Comment Re:Not if they follow the spec (Score 2) 79
Hi marcan, nice to have you included in the discussion. I'm the author of the article.
To be fair, the gzip specification was clear from the beginning. In fact I was reading this exact specification when I thought about the impact it could have on tor hidden services. The specification itself clearly states that there are potential problems with universal times under certain systems (i.e. MS-DOS at the time of the specification writing).
I thought that maybe current implementations could be flawed, developed the little PoC and started doing tests in the wild. I found that a lot of servers were sending local times instead of unviersal times.
The problem with this for me, is that even the universal time leak could be dangerous for hidden services.
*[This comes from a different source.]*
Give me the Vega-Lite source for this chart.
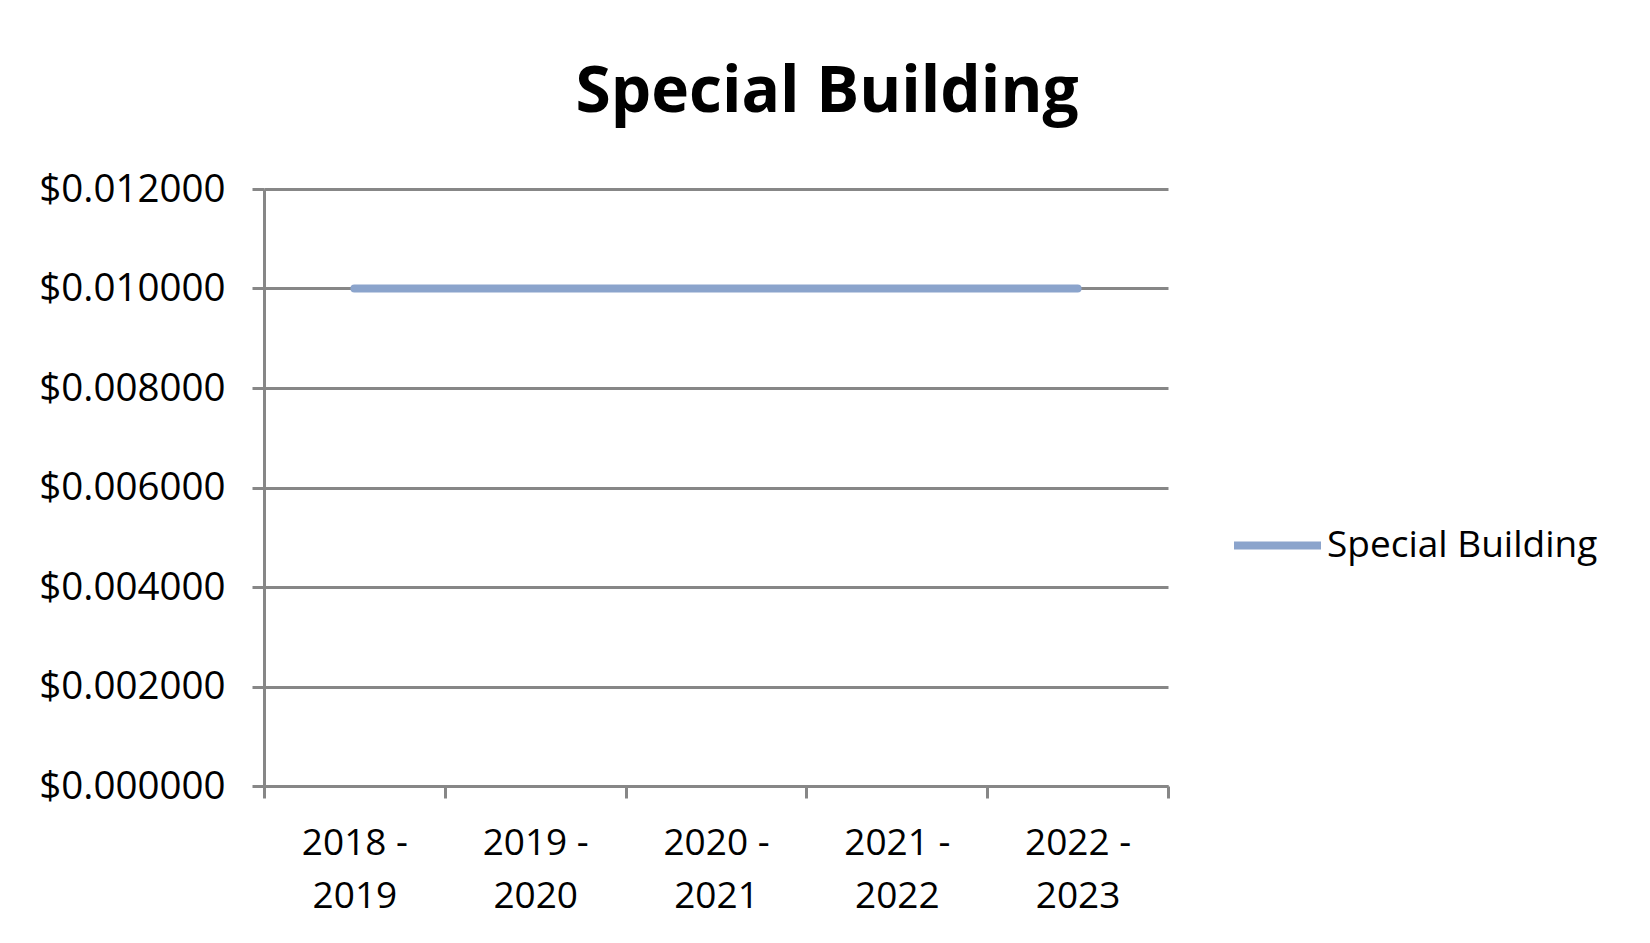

A lot of hidden services are filtering out 'Date' headers in their http responses in order to prevent getting information from their clock skew.
So, yesterday I was with a PoC that was able to extract local time under certain conditions (conditions that I didn't understand clearly) and universal time (thus, clock skew) in other conditions.
After discussing it with some friends related to the tor project, I decided that the best was to share it 'as-is'. Maybe further investigation could have been a good idea before sharing, but the possibility of this affecting hidden service privacy forced me to publish it 'as-is', even if further investigation was needed.
Today, after a lot of research and help and comments from a lot of people I have better understood the problem and I still consider it a problem. We have found broken implementations of the gzip library under other operating systems than windows and of course, in the end this is a source of potential clock skew leak.
So, I consider dangerous and irresponsible considering this a non-issue. I consider important for people managing hidden services to know that gzip is potentially leaking its clock skew, and potentially leaking its local time. I consider important that anyone that is filtering out, or disabling the 'date' header, also takes gzip into consideration.
I think that this is just another example of how complicated is to setup a really anonymous hidden service and how even in the gzip stream there could leaks about your local time, or your clock skew. Openly discussing it is very interesting.
What worries me is that I received a lot of feedback from people that is running hidden services that didn't knew that gzip was leaking any time information at all. You can read at reddit, or just here how people is surprised to read that in their gzip compressed data there is information about the time, operating system, etc.
About your comments regarding why I didn't provide examples of affected hidden services, for me, it is not responsible to openly discussing a privacy issue like that while putting real people privacy at stakes. I consider that putting examples of hidden services compromised by this issue is not going to help in any way to better understand the potential impact of the information contained in a gzip header.